Biden also punched at Facebook. Declaring that too many American children confront “bullying, violence, trauma, and the harms of social media,” he said, “we must hold social media platforms accountable for the national experiment they’re conducting on our children for profit.” He praised Frances Haugen, another guest in the gallery. She’s the Facebook whistleblower who last year disclosed tens of thousands of the company’s internal documents to the Wall Street Journal and the Securities and Exchange Commission, some of which showed that Facebook knew its products harmed children, particularly girls. “It’s time to strengthen privacy protections, ban targeted advertising to children, demand tech companies stop collecting personal data on our children,” Biden asserted.
Fortune 500 companies and billionaires who don’t pay taxes, the pharmaceutical industry that price-gouges, monopolies, PE firms, Big Tech, gunmakers—this was a populist roster that synced well with the overall progressive bent of Biden’s speech and his Build a Better America agenda, which includes proposals for lowering health care, day care, and energy costs for low- and middle-income Americans.

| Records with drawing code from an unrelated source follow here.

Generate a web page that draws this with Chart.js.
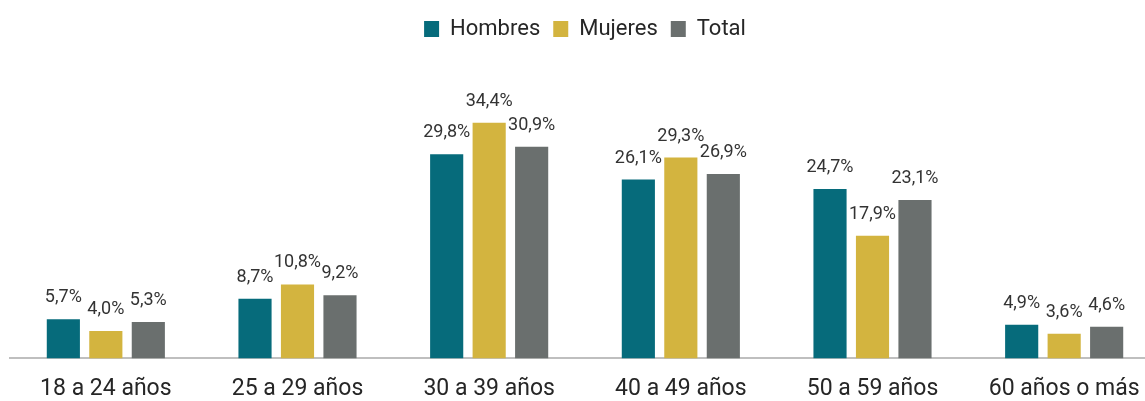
<!DOCTYPE html>
<html>
<head>
<meta charset="utf-8">
<script src="https://cdn.jsdelivr.net/npm/chart.js@4.4.1/dist/chart.umd.min.js"></script>
<style>
    body { margin: 0; background: #fff; }
    .wrap { width: 1145px; height: 401px; overflow: hidden; position: relative; }
    #chart { position: absolute; left: 0; top: 0; }
</style>
</head>
<body>
<div class="wrap">
    <canvas id="chart" width="1160" height="401"></canvas>
</div>
<script>
// Data
const categories = ['18 a 24 años', '25 a 29 años', '30 a 39 años', '40 a 49 años', '50 a 59 años', '60 años o más'];
const hombres = [5.7, 8.7, 29.8, 26.1, 24.7, 4.9];
const mujeres = [4.0, 10.8, 34.4, 29.3, 17.9, 3.6];
const total = [5.3, 9.2, 30.9, 26.9, 23.1, 4.6];

const fontFamily = 'Roboto, "Noto Sans", sans-serif';

// Value labels above bars (comma decimal)
const barLabels = {
    id: 'barLabels',
    afterDatasetsDraw(chart) {
        const ctx = chart.ctx;
        ctx.save();
        ctx.font = '18px ' + fontFamily;
        ctx.fillStyle = '#333333';
        ctx.textAlign = 'center';
        ctx.textBaseline = 'alphabetic';
        chart.data.datasets.forEach(function(ds, i) {
            const meta = chart.getDatasetMeta(i);
            meta.data.forEach(function(bar, j) {
                const txt = ds.data[j].toFixed(1).replace('.', ',') + '%';
                ctx.fillText(txt, bar.x, bar.y - 17);
            });
        });
        ctx.restore();
    }
};

new Chart(document.getElementById('chart'), {
    type: 'bar',
    data: {
        labels: categories,
        datasets: [
            { label: 'Hombres', data: hombres, backgroundColor: '#066b7b' },
            { label: 'Mujeres', data: mujeres, backgroundColor: '#d3b43f' },
            { label: 'Total', data: total, backgroundColor: '#6a6f6e' }
        ]
    },
    options: {
        responsive: false,
        animation: false,
        categoryPercentage: 0.665,
        barPercentage: 0.78,
        layout: {
            padding: { left: 10, top: 5, right: 0, bottom: -19 }
        },
        plugins: {
            legend: {
                position: 'top',
                labels: {
                    boxWidth: 15,
                    boxHeight: 16,
                    padding: 13,
                    color: '#262626',
                    font: { family: fontFamily, size: 22 }
                }
            },
            tooltip: { enabled: false }
        },
        scales: {
            x: {
                grid: { display: false, drawTicks: false },
                border: { color: '#bfbfbf', width: 2 },
                ticks: {
                    color: '#262626',
                    padding: 17,
                    font: { family: fontFamily, size: 23 }
                }
            },
            y: {
                display: false,
                min: 0,
                max: 45
            }
        }
    },
    plugins: [barLabels]
});
</script>
</body>
</html>
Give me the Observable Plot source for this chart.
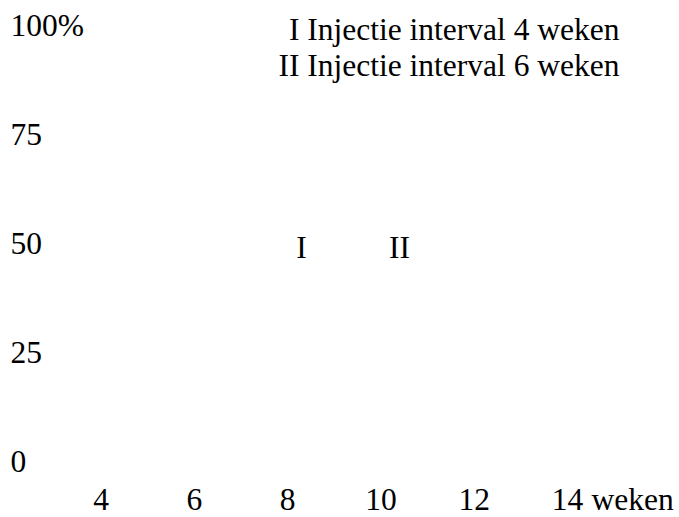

There was one adversary, though, that Biden left off his list: Republicans. He took few shots at the political opposition that has obstructed him and that appears more focused on derision than discussion, more eager to troll than legislate, and more keen on protecting Trump than serving the public. He thanked his “Republican colleagues” for backing the bipartisan infrastructure bill. (Only 19 out of 50 GOP senators voted for the measure, and a measly 13 House Republicans supported it.) He took a swing at “the previous administration” for enacting a $2 trillion tax cut “that benefitted the top 1 percent of Americans”—without naming the former guy or referring to the GOP. He noted, “In state after state, new laws have been passed, not only to suppress the vote…but to subvert the entire election.” But he didn’t call out the party orchestrating that nefarious effort.
Biden made no direct reference to the January 6 attack or the Republican efforts to dismiss that horrific event and thwart an investigation of it. There was nothing said regarding the Big Lie and the GOP attempt to overturn the election results. In retrospect, this is not a complete surprise. Biden fixated on promoting his ideas and his accomplishments. And he proposed a four-part “Unity Agenda” that he insisted was ready-made for collaboration between Democrats and Republicans: addressing the opioid crisis, promoting mental health programs (especially for children); improving health care for veterans; and creating an advance research program to to drive breakthroughs in the treatment of cancer, Alzheimer’s, diabetes, and other diseases. As we all know, Biden craves bipartisan achievement, and if he’s pressing Republicans to join a Unity Agenda, he’s not going to pummel them in the same speech. That ain’t Joe.
Yet before the coming midterm elections, Biden and the Democrats, to have any chance of beating back a red tide, will have to persuade American voters that the Republicans are the reason why popular programs—universal pre-K, expanded Medicare, lower drug prices—are not happening. If you decry tax breaks for billionaires and corporations and voter suppression—and expect voters to side with you—you have to name names and show receipts. Biden may not consider Republicans his enemies. But that’s certainly how they see him. And for Biden to have any shot of hitting the targets he identified in his speech, he will have to add the Rs to his list.